A statement from the Libyan foreign ministry expressed "its great surprise at declarations by Saudi Foreign Minister Prince Saud al-Faisal on the recalling of its ambassador to Libya ... Nothing has happened between the two countries to justify this.

"If the recalling is linked to accusations concerning an assassination attempt against the Saudi crown prince, these have been denied and they have been proven unfounded."

The statement said that the accusations were made "a long time ago. So why wasn't the ambassador recalled then?"

The ministry called on "the Arab League secretary general to carry out an enquiry into this surprising affair in order to know Arabia's motives" behind the decision.

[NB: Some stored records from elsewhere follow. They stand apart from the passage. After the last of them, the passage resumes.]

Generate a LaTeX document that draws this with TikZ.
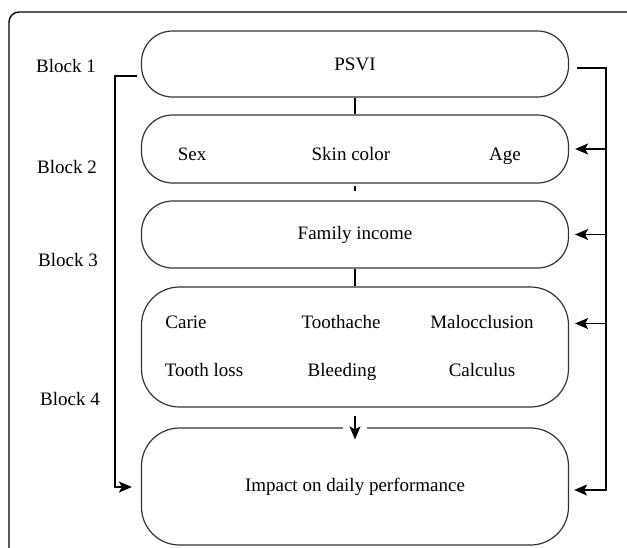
\documentclass[tikz,border=0pt]{standalone}
\usepackage{fontspec}
\setmainfont{LiberationSerif-Regular.ttf}
\usetikzlibrary{arrows.meta}

\begin{document}
\begin{tikzpicture}[x=1pt, y=-1pt, >={Stealth[length=13pt, width=11pt, inset=3pt]},
  font=\fontsize{19}{22}\selectfont,
  blk/.style={draw=black!80, line width=1.2pt, minimum width=427pt, inner sep=0pt},
  txt/.style={text height=13pt, text depth=4pt, inner sep=0pt},
  lnk/.style={line width=1.6pt}]
\useasboundingbox (0,0) rectangle (627,547);
\clip (0,0) rectangle (627,547);
\draw[line width=1.4pt, rounded corners=10pt] (9,12) rectangle (660,600);
% blocks
\node[blk, minimum height=66pt, rounded corners=31pt] (psvi) at (355,64) {PSVI};
\node[blk, minimum height=68pt, rounded corners=31pt] (demo) at (355,149) {};
\node[blk, minimum height=67pt, rounded corners=31pt] (income) at (355,234.5) {Family income};
\node[blk, minimum height=120pt, rounded corners=38pt] (oral) at (355,347) {};
\node[blk, minimum height=117pt, rounded corners=38pt] (impact) at (355,486.5) {Impact on daily performance};
% block labels
\node[txt] (b1) at (66,67.5) {Block 1};
\node[txt] (b2) at (67,168.5) {Block 2};
\node[txt] (b3) at (68,261.5) {Block 3};
\node[txt] (b4) at (70,400.5) {Block 4};
% texts in blocks
\node[txt] (sex) at (192,155.5) {Sex};
\node[txt] (skin) at (351,155.5) {Skin color};
\node[txt] (age) at (505,155.5) {Age};
\node[txt] (carie) at (186,323.5) {Carie};
\node[txt] (ache) at (341,323.5) {Toothache};
\node[txt] (maloc) at (482,323.5) {Malocclusion};
\node[txt] (loss) at (204,371.5) {Tooth loss};
\node[txt] (bleed) at (342,371.5) {Bleeding};
\node[txt] (calc) at (482,371.5) {Calculus};
% links between blocks
\draw[lnk] (psvi) -- (demo);
\draw[lnk, shorten <=2pt, shorten >=9pt] (demo) -- (income);
\draw[lnk] (income) -- (oral);
\fill[white] (343,424) rectangle (367,433);
\draw[lnk, ->, shorten <=8pt, shorten >=-12pt] (oral.south) -- (impact.north);
% left path
\coordinate (la) at (115,76);
\coordinate (lb) at (115,487);
\draw[lnk, ->, shorten <=4pt, shorten >=9pt] (la -| psvi.west) -- (la) -- (lb) -- (lb -| impact.west);
% right path
\coordinate (ra) at (606,68);
\coordinate (rb) at (606,490);
\draw[lnk, ->, shorten <=8pt, shorten >=5pt] (ra -| psvi.east) -- (ra) -- (rb) -- (rb -| impact.east);
\draw[lnk, ->, shorten >=6pt] (demo.east -| ra) -- (demo.east);
\draw[lnk, ->, shorten >=6pt] (income.east -| ra) -- (income.east);
\draw[lnk, ->, shorten >=6pt] (maloc -| ra) -- (maloc -| oral.east);
\end{tikzpicture}
\end{document}
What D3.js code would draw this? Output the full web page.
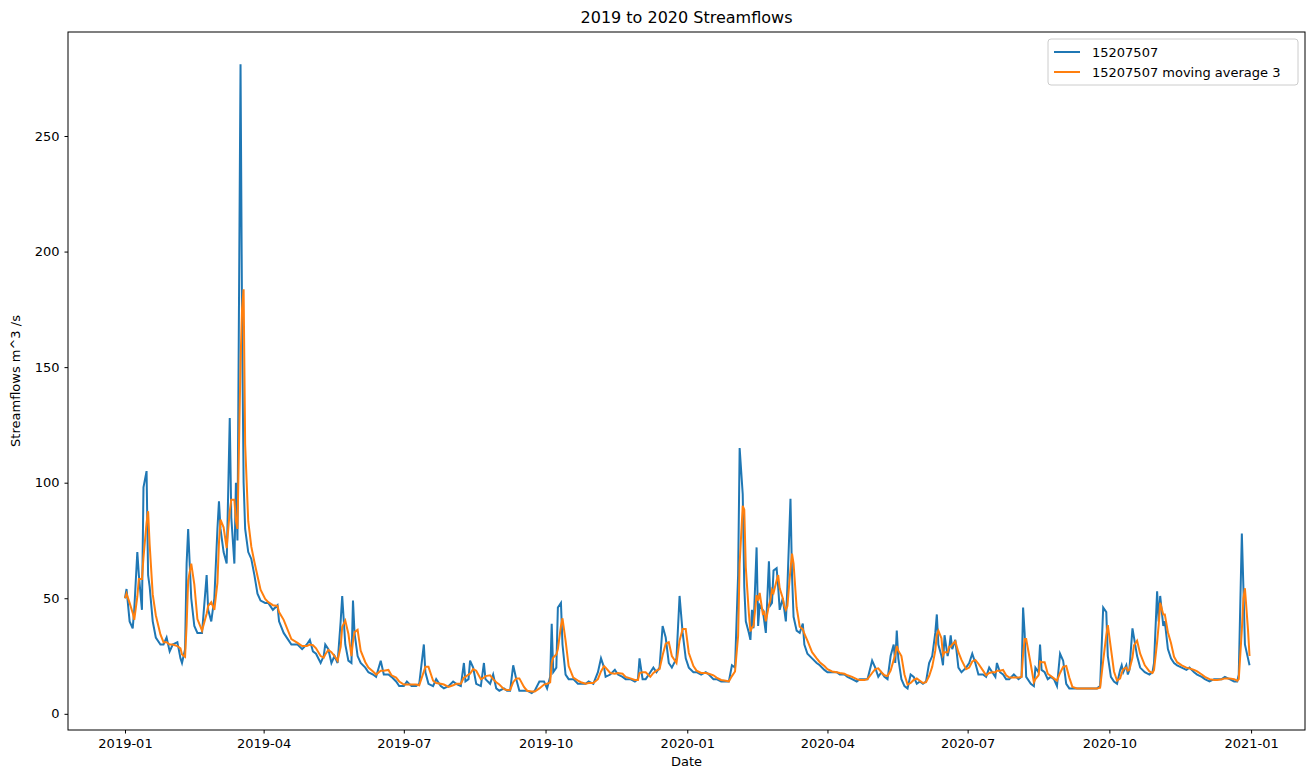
<!doctype html>
<meta charset="utf-8" />
<style>
    body { margin: 0; background: #fff; }
    text { font-family: "DejaVu Sans", sans-serif; }
</style>
<svg></svg>
<script src="https://cdn.jsdelivr.net/npm/d3@7"></script>
<script>
    // day offset from 2019-01-01
    var days = [0,1,3,5,6,8,9,11,12,14,15,16,18,20,23,25,27,29,31,34,36,37,39,40,41,43,45,47,50,53,54,56,58,60,61,62,64,66,68,69,71,72,73,75,76,77,78,80,82,84,86,88,91,93,96,99,100,103,106,108,112,115,118,120,122,124,127,129,130,132,134,136,138,140,141,143,145,147,148,149,151,153,156,158,161,163,166,168,171,173,176,178,181,183,186,189,191,194,195,197,200,202,205,207,210,213,215,218,220,221,223,224,226,228,231,233,234,237,239,241,243,246,248,250,252,254,256,259,261,264,266,269,272,274,276,277,278,280,281,283,284,286,288,291,294,296,299,301,304,307,309,311,312,315,318,320,323,325,328,331,333,334,336,338,341,343,345,347,349,351,353,355,358,360,362,364,366,369,371,374,377,379,382,384,387,390,392,394,396,398,399,401,402,403,405,406,407,408,410,411,412,414,415,416,418,419,420,421,423,424,425,427,428,429,430,432,433,434,436,438,440,441,443,446,449,451,454,456,459,462,464,467,469,472,475,477,480,482,485,487,489,491,493,495,497,499,500,501,502,504,506,508,510,512,514,516,518,520,522,524,526,527,528,530,531,532,534,535,536,537,539,541,543,546,548,550,552,554,557,559,561,563,565,566,568,570,572,574,577,580,582,583,584,585,588,590,591,593,594,595,597,599,601,603,605,607,609,611,613,615,618,620,623,626,628,631,633,635,637,638,640,642,644,646,647,648,650,651,652,654,655,657,659,662,665,667,668,670,671,672,674,675,677,679,681,683,686,689,691,694,696,699,701,704,707,709,712,714,717,720,722,723,725,726,727,729,730];
    var flow = [50,54,40,37,45,70,60,45,98,105,60,55,40,33,30,30,33,27,30,31,24,22,28,65,80,50,38,35,35,60,45,40,50,80,92,80,70,65,128,85,65,100,75,281,170,100,80,70,67,60,52,49,48,48,45,47,40,35,32,30,30,28,30,32,27,26,22,25,30,28,22,25,22,40,51,30,23,22,49,35,25,22,20,18,17,16,23,17,17,16,14,12,12,14,12,12,13,30,18,13,12,15,12,11,12,14,13,12,22,14,15,23,20,13,12,22,15,13,17,11,10,11,10,10,21,15,10,10,10,9,10,14,14,11,16,39,18,20,46,48,30,17,15,15,13,13,13,14,13,18,24,20,16,17,19,17,16,15,15,14,15,24,15,15,18,20,18,20,38,33,22,20,24,51,35,24,20,18,18,17,18,17,15,15,14,14,14,21,20,60,115,95,55,40,35,32,45,37,72,38,47,45,40,35,66,47,48,62,63,55,45,50,45,40,55,93,60,42,36,35,39,30,26,24,22,21,19,18,18,18,17,17,16,15,14,15,15,15,23,20,16,18,16,15,25,30,22,36,24,15,12,11,17,16,13,14,13,14,22,25,35,43,30,25,21,34,25,28,34,28,32,20,18,20,22,26,22,17,17,16,20,18,16,22,18,17,15,15,17,15,16,46,35,16,13,12,20,18,30,19,18,15,16,15,12,26,23,13,11,11,11,11,11,11,11,11,12,46,44,25,16,14,13,19,21,18,21,17,19,37,33,25,20,18,17,18,22,53,40,51,38,40,28,24,22,21,20,19,20,18,17,16,15,14,15,15,15,16,15,14,14,17,78,55,30,24,21];
    var yTicks = [0, 50, 100, 150, 200, 250];
    var seriesNames = ['15207507', '15207507 moving average 3'];
    var colors = ['#1f77b4', '#ff7f0e'];

    var W = 1315, H = 778;
    var m = { left: 68, right: 10, top: 32, bottom: 48 };
    var svg = d3.select('svg').attr('width', W).attr('height', H);

    var t0 = new Date(2019, 0, 1);
    var data = days.map(function (d, i) {
        return { date: d3.timeDay.offset(t0, d), v: flow[i] };
    });
    // trailing 3-sample mean
    var avg = data.map(function (d, i) {
        var s = data.slice(Math.max(0, i - 2), i + 1);
        return { date: d.date, v: d3.mean(s, function (e) { return e.v; }) };
    });

    var x = d3.scaleTime()
        .domain([d3.timeDay.offset(t0, -36.5), d3.timeDay.offset(t0, 730 + 36.5)])
        .range([m.left, W - m.right]);
    var y = d3.scaleLinear().domain([-7, 295]).range([H - m.bottom, m.top]);

    var xTicks = d3.range(0, 9).map(function (i) { return new Date(2019, i * 3, 1); });
    var g = svg.append('g');

    svg.append('g')
        .attr('transform', 'translate(0,' + (H - m.bottom) + ')')
        .call(d3.axisBottom(x).tickValues(xTicks).tickSizeOuter(0).tickSize(3.5).tickPadding(5)
            .tickFormat(d3.timeFormat('%Y-%m')))
        .call(function (a) { a.select('.domain').remove(); a.selectAll('text').attr('font-size', 13).attr('fill', '#000'); });
    svg.append('g')
        .attr('transform', 'translate(' + m.left + ',0)')
        .call(d3.axisLeft(y).tickValues(yTicks).tickSizeOuter(0).tickSize(3.5).tickPadding(5))
        .call(function (a) { a.select('.domain').remove(); a.selectAll('text').attr('font-size', 13).attr('fill', '#000'); });

    var line = d3.line().x(function (d) { return x(d.date); }).y(function (d) { return y(d.v); });
    g.append('path').datum(data).attr('d', line)
        .attr('fill', 'none').attr('stroke', colors[0]).attr('stroke-width', 2);
    g.append('path').datum(avg).attr('d', line)
        .attr('fill', 'none').attr('stroke', colors[1]).attr('stroke-width', 2);

    svg.append('rect')
        .attr('x', m.left).attr('y', m.top)
        .attr('width', W - m.left - m.right).attr('height', H - m.top - m.bottom)
        .attr('fill', 'none').attr('stroke', '#000').attr('stroke-width', 1);

    svg.append('text').attr('x', (m.left + W - m.right) / 2).attr('y', 23)
        .attr('text-anchor', 'middle').attr('font-size', 16).text('2019 to 2020 Streamflows');
    svg.append('text').attr('x', (m.left + W - m.right) / 2).attr('y', 766)
        .attr('text-anchor', 'middle').attr('font-size', 13).text('Date');
    svg.append('text').attr('transform', 'translate(20,' + ((m.top + H - m.bottom) / 2) + ') rotate(-90)')
        .attr('text-anchor', 'middle').attr('font-size', 13).text('Streamflows m^3 /s');

    var lg = svg.append('g').attr('transform', 'translate(1048,39)');
    lg.append('rect').attr('width', 250).attr('height', 46).attr('rx', 3)
        .attr('fill', '#fff').attr('fill-opacity', 0.8).attr('stroke', '#ccc');
    seriesNames.forEach(function (n, i) {
        var yy = 13 + i * 20;
        lg.append('line').attr('x1', 6).attr('x2', 32).attr('y1', yy).attr('y2', yy)
            .attr('stroke', colors[i]).attr('stroke-width', 2);
        lg.append('text').attr('x', 44).attr('y', yy + 4.5).attr('font-size', 13).text(n);
    });
</script>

Riyadh's decision to expel the Libyan envoy came one day after the United States announced it had put a leading London-based Saudi dissident, Saad al-Faqih, and another Saudi on its list of terrorist financiers and was asking the United Nations to sanction them as well. Meanwhile.allegations of Libya's involvement in a plot to assassinate Saudi Arabia's de facto ruler have put a brake on US efforts to improve ties with the supposedly reformed rogue state, US officials said.

"I would say that the reports and the information has already impacted the speed at which we can move forward with Libya and will continue to until it's cleared up," said State Department spokesman Richard Boucher. But Boucher said the assassination plot, first reported by the New York Times in June, "is an issue that we have taken seriously" and have raised repeatedly with the government of Libyan leader Muammer Gaddafi.

"The Libyans provided us with some explanation, not sufficient for us or any others to reach a definitive judgment on the matter at this point," he said.